What is Magnesium and Why Do We Need it?
Magnesium is one of the most important elements in the human body. It is a micronutrient and mineral that is involved in thousands of biochemical processes crucial for the proper functioning of the cardiovascular, alimentary, endocrine, and osteoarticular systems, but oddly, it seems absolutely vital to regulating our mood and levels of happiness.
In a breakthrough study conducted by researchers at the Larner College of Medicine at the University of Vermont and published in PLoS ONE has found that just 248mg of magnesium per day leads to an about-face of depression symptoms in study subjects.
“New clinical research results show magnesium is effective at addressing symptoms and is safer and easier on the wallet than prescription therapies,” reports Science Daily.
Mounds of Research Proving We Need Magnesium to Combat Depression
Research of this kind regarding magnesium isn’t new, but it stands to reinforce what nutritionists, health coaches, and even some psychologists have been stating for decades.
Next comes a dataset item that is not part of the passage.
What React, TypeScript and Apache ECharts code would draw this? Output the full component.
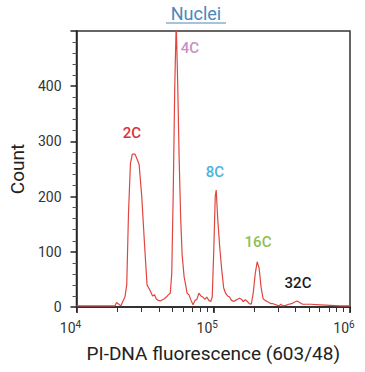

Another study states this about magnesium and depression:
“Anxiety related conditions are the most common affective disorders present in the general population with a lifetime prevalence of over 15%. Magnesium (Mg) status is associated with subjective anxiety, leading to the proposition that Mg supplementation may attenuate anxiety symptoms.”
And this study explains that:
“After adjusting for all potential confounders, the strength of the association of very low magnesium intake with depression was statistically significant (RR = 1.16; 95% CI, 1.06-1.30).”
Or how about this study which states that the daily consumption of 500 mg magnesium:
“. . . tablets for ≥8 wk by depressed patients suffering from magnesium deficiency leads to improvements in depression status and magnesium levels.”
So, while not all the studies agree on the exact amount of magnesium that we need each day to combat depression, they repeat over and over in hundreds of additional studies, that depleted magnesium levels contribute to depression.
Why We’re All Magnesium Deficient
Why are so many of us magnesium deficient, aside from the fact that many vital micronutrients and minerals we need have been raped from the soil via industrial farming practices, and by adding non-organic, toxic chemical fertilizers and herbicides to the very soil which must grow our food?
Too Much Sugar
Refined sugar causes you to waste most vitamin and minerals in the body, mainly B-Vitamins, Potassium, Magnesium, Zinc and Manganese. Sugar raises CO2 levels in the blood, which causes you to go to bicarbonate stores which buffer it, causing a depletion of minerals like magnesium.